§ **Exercise instructions**:
Below is a listing; write it out exactly and drop any images from it.

§ **Data block**:
= = = = =

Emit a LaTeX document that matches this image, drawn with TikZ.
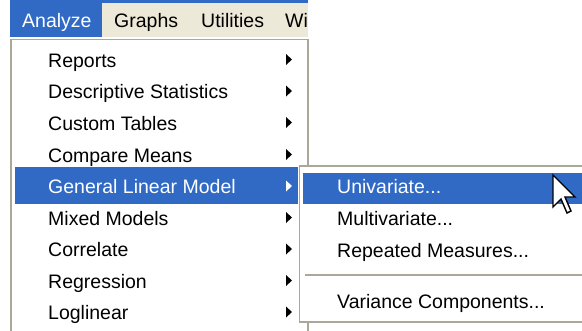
\documentclass[tikz,border=0pt]{standalone}
\usepackage{fontspec}
\setmainfont{Liberation Sans}
\usetikzlibrary{calc}

\definecolor{xpblue}{HTML}{316AC5}
\definecolor{xpbar}{HTML}{ECE9D8}
\definecolor{xpedge}{HTML}{ACA899}

\tikzset{
  item/.style={anchor=base west,inner sep=0pt,font=\fontsize{19.5}{22}\selectfont,text=black},
  hiitem/.style={item,text=white},
  menuedge/.style={draw=xpedge,line width=1.4pt,fill=white}
}

\begin{document}
\begin{tikzpicture}[x=1pt,y=-1pt]
    \useasboundingbox (0,0) rectangle (582,330);
    \clip (0,0) rectangle (582,330);
    \fill[white] (0,0) rectangle (582,330);

    % menu bar
    \fill[xpbar] (10,0) rectangle (308,37);
    \fill[xpblue] (10,0) rectangle (308,2.5);
    \fill[xpblue] (10,0) rectangle (102,37);
    \node[hiitem] (analyze) at (22,27) {Analyze};
    \node[item] (graphs) at (114,27) {Graphs};
    \node[item] (utilities) at (201,27) {Utilities};
    \begin{scope}
      \clip (10,0) rectangle (307,37);
      \node[item] (window) at (285,27) {Window};
    \end{scope}

    % analyze menu
    \draw[menuedge] (11,39.5) rectangle (308,340);
    \fill[xpblue] (15,167) rectangle (298,204);
    \node[item] (reports) at (48,67) {Reports};
    \node[item] (descr) at (48,98.5) {Descriptive Statistics};
    \node[item] (tables) at (48,130) {Custom Tables};
    \node[item] (means) at (48,162) {Compare Means};
    \node[hiitem] (glm) at (48,193.5) {General Linear Model};
    \node[item] (mixed) at (48,225) {Mixed Models};
    \node[item] (correlate) at (48,256.5) {Correlate};
    \node[item] (regression) at (48,288) {Regression};
    \node[item] (loglinear) at (48,319.5) {Loglinear};

    \fill (286,54) -- ++(6,5.5) -- ++(-6,5.5) -- cycle;
    \fill (286,85.5) -- ++(6,5.5) -- ++(-6,5.5) -- cycle;
    \fill (286,117) -- ++(6,5.5) -- ++(-6,5.5) -- cycle;
    \fill (286,149) -- ++(6,5.5) -- ++(-6,5.5) -- cycle;
    \fill[white] (286,180.5) -- ++(6,5.5) -- ++(-6,5.5) -- cycle;
    \fill (286,212) -- ++(6,5.5) -- ++(-6,5.5) -- cycle;
    \fill (286,243.5) -- ++(6,5.5) -- ++(-6,5.5) -- cycle;
    \fill (286,275) -- ++(6,5.5) -- ++(-6,5.5) -- cycle;
    \fill (286,306.5) -- ++(6,5.5) -- ++(-6,5.5) -- cycle;

    % submenu
    \draw[menuedge] (299.5,166) rectangle (600,322);
    \fill[xpblue] (303,173) rectangle (582,203.5);
    \node[hiitem] (univariate) at (337,193.5) {Univariate...};
    \node[item] (multivariate) at (337,225.5) {Multivariate...};
    \node[item] (repeated) at (337,257) {Repeated Measures...};
    \draw[xpedge,line width=1.4pt] (305,275) -- (590,275);
    \node[item] (variance) at (337,308) {Variance Components...};

    % mouse pointer
    \draw[fill=white,line width=1.4pt,line join=miter]
      (553,175) -- (553,207) -- (561,199) -- (567,213) -- (571,211)
      -- (565,197) -- (575,197) -- cycle;
\end{tikzpicture}
\end{document}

= = = = =

§ **Answer for this exercise**:
Emit a LaTeX document that matches this image, drawn with TikZ.
\documentclass[tikz,border=0pt]{standalone}
\usepackage{fontspec}
\setmainfont{Liberation Sans}
\usetikzlibrary{calc}

\definecolor{xpblue}{HTML}{316AC5}
\definecolor{xpbar}{HTML}{ECE9D8}
\definecolor{xpedge}{HTML}{ACA899}

\tikzset{
  item/.style={anchor=base west,inner sep=0pt,font=\fontsize{19.5}{22}\selectfont,text=black},
  hiitem/.style={item,text=white},
  menuedge/.style={draw=xpedge,line width=1.4pt,fill=white}
}

\begin{document}
\begin{tikzpicture}[x=1pt,y=-1pt]
    \useasboundingbox (0,0) rectangle (582,330);
    \clip (0,0) rectangle (582,330);
    \fill[white] (0,0) rectangle (582,330);

    % menu bar
    \fill[xpbar] (10,0) rectangle (308,37);
    \fill[xpblue] (10,0) rectangle (308,2.5);
    \fill[xpblue] (10,0) rectangle (102,37);
    \node[hiitem] (analyze) at (22,27) {Analyze};
    \node[item] (graphs) at (114,27) {Graphs};
    \node[item] (utilities) at (201,27) {Utilities};
    \begin{scope}
      \clip (10,0) rectangle (307,37);
      \node[item] (window) at (285,27) {Window};
    \end{scope}

    % analyze menu
    \draw[menuedge] (11,39.5) rectangle (308,340);
    \fill[xpblue] (15,167) rectangle (298,204);
    \node[item] (reports) at (48,67) {Reports};
    \node[item] (descr) at (48,98.5) {Descriptive Statistics};
    \node[item] (tables) at (48,130) {Custom Tables};
    \node[item] (means) at (48,162) {Compare Means};
    \node[hiitem] (glm) at (48,193.5) {General Linear Model};
    \node[item] (mixed) at (48,225) {Mixed Models};
    \node[item] (correlate) at (48,256.5) {Correlate};
    \node[item] (regression) at (48,288) {Regression};
    \node[item] (loglinear) at (48,319.5) {Loglinear};

    \fill (286,54) -- ++(6,5.5) -- ++(-6,5.5) -- cycle;
    \fill (286,85.5) -- ++(6,5.5) -- ++(-6,5.5) -- cycle;
    \fill (286,117) -- ++(6,5.5) -- ++(-6,5.5) -- cycle;
    \fill (286,149) -- ++(6,5.5) -- ++(-6,5.5) -- cycle;
    \fill[white] (286,180.5) -- ++(6,5.5) -- ++(-6,5.5) -- cycle;
    \fill (286,212) -- ++(6,5.5) -- ++(-6,5.5) -- cycle;
    \fill (286,243.5) -- ++(6,5.5) -- ++(-6,5.5) -- cycle;
    \fill (286,275) -- ++(6,5.5) -- ++(-6,5.5) -- cycle;
    \fill (286,306.5) -- ++(6,5.5) -- ++(-6,5.5) -- cycle;

    % submenu
    \draw[menuedge] (299.5,166) rectangle (600,322);
    \fill[xpblue] (303,173) rectangle (582,203.5);
    \node[hiitem] (univariate) at (337,193.5) {Univariate...};
    \node[item] (multivariate) at (337,225.5) {Multivariate...};
    \node[item] (repeated) at (337,257) {Repeated Measures...};
    \draw[xpedge,line width=1.4pt] (305,275) -- (590,275);
    \node[item] (variance) at (337,308) {Variance Components...};

    % mouse pointer
    \draw[fill=white,line width=1.4pt,line join=miter]
      (553,175) -- (553,207) -- (561,199) -- (567,213) -- (571,211)
      -- (565,197) -- (575,197) -- cycle;
\end{tikzpicture}
\end{document}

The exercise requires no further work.